The Ukraine/Russia conflict since late February essentially returns the situation to where it was back in the ‘hot’ phase of the Donbas crisis, but on a far more serious scale now. As the Russian military struggles to advance, government-controlled areas are at risk of attacks by all sorts of saboteurs and infiltrators; their capture in large cities and towns has been reported on an almost daily basis.
The Russia/Ukraine crisis has eventually dented the kind of relative currency stability seen in Ukraine for much of the past year. Until about early to mid-January, the hryvnia on the whole defied increased devaluation pressures, themselves mainly of psychological nature -- due to the tension over the then Russian troop build-up near the Ukrainian border rather than any market factors (which remained unchanged). The hryvnia’s’s subsequent slide downwards was arrested by Ukraine/Russia crisis, upon which the central bank effectively suspended trading on the domestic currency market by setting a fixed exchange rate.
The regulator has also continued to raise its interest rates, last time by a whole percentage point to 10% in late January. As earlier, the raise was designed to contain inflation that nevertheless soared further, to 10.7% in February. Already far above the bank’s target, inflation is highly likely to keep accelerating as it has yet to reflect the crisis in full.
At the end of 2021, the government renewed its long-standing trade sanctions against Russia. This included another one-year extension of a 2016 resolution cancelling all trade preferences for Russian goods, introduced in response to Russia’s suspension of free trade with Ukraine. Also in December and also for a year, the government extended special duties, originally introduced in August 2019, on imports of such Russian energy carriers as diesel fuel, liquefied gas and most types of coal. Currently, Ukraine has been calling, so far unsuccessfully, for an international trade embargo on Russia as a result of the conflict.
Ukraine should be able to avoid a sovereign default. The crisis may have effectively cut it off from international financial markets, but the country looks set to receive external support in the way of state-to-state and multinational financing. Besides, Ukraine does not face particularly large debt payments this year, with their largest monthly chunk, of about 900 million dollars, due in September and other monthly payments to come within the 100-150 million dollar range, according to the latest update from the finance minister.
In early March, the government and the International Monetary Fund (IMF) agreed to terminate ahead of time the Fund’s current stand-by facility (which was extended in November until June). Instead, the IMF pledged and subsequently released what it formally referred to as a Rapid Financing Instrument, valuing USD1.4 billion, to cover the budget deficit.
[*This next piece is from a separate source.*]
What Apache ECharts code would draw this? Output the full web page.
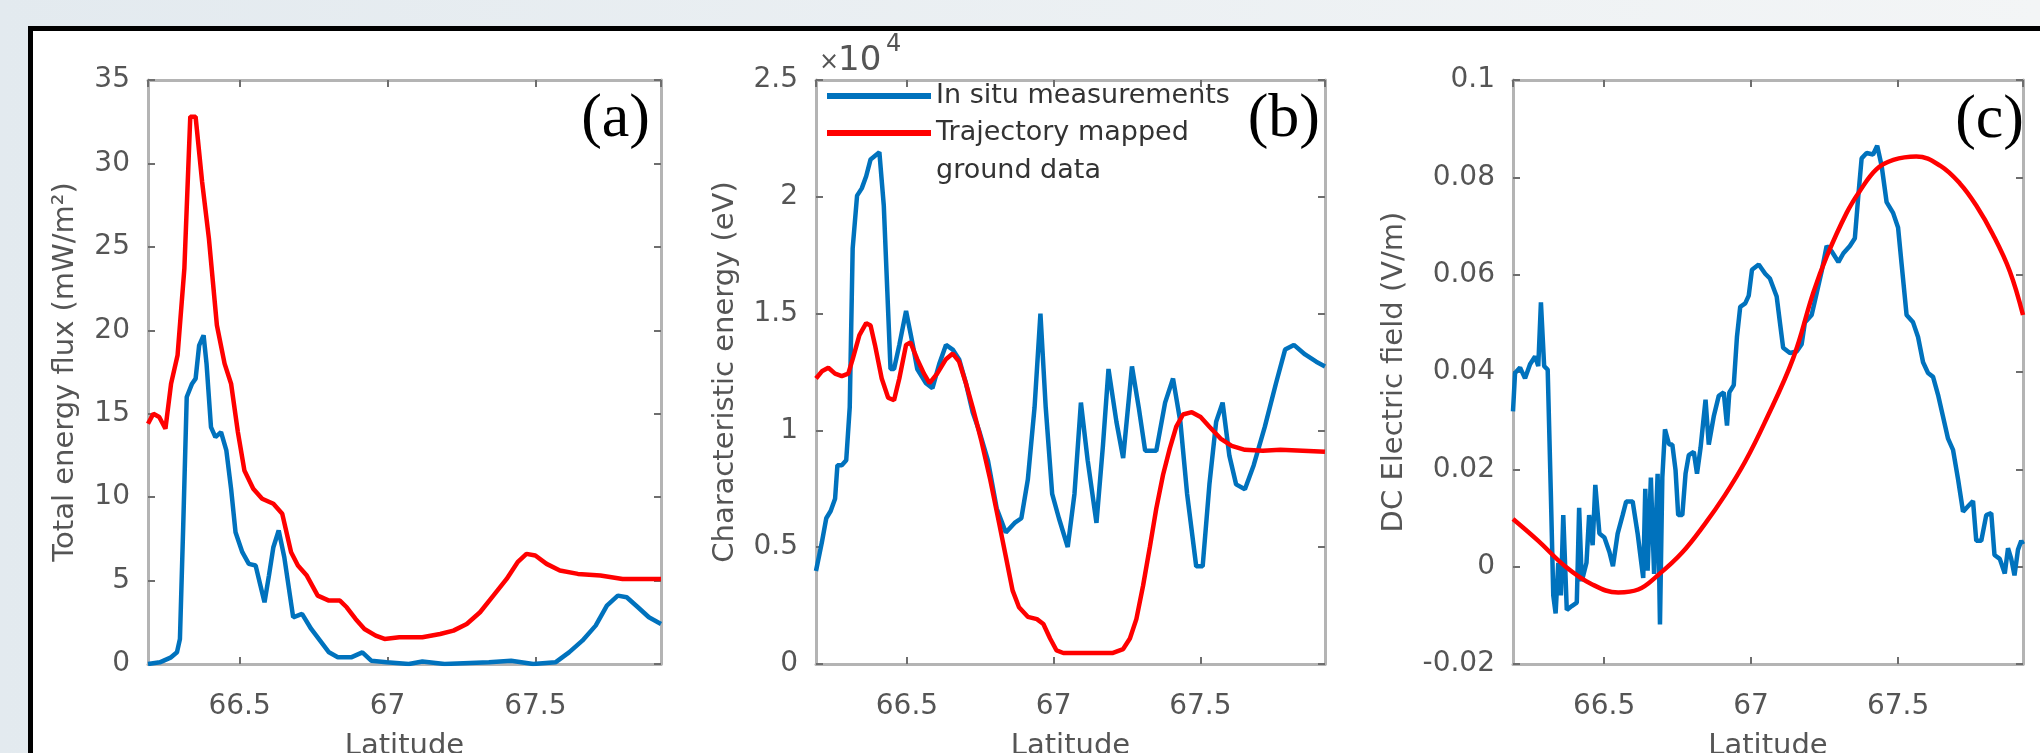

Reports suggest that the sides are also working on a totally new financing programme that would involve a transfer to Ukraine of some of the IMF-distributed reserves among other member countries. In terms of financial assistance from individual states, the government expects to receive financial guarantees from the United States for issuance of Ukrainian Eurobonds -- which is what had successfully been done between the two countries back in 2015-17.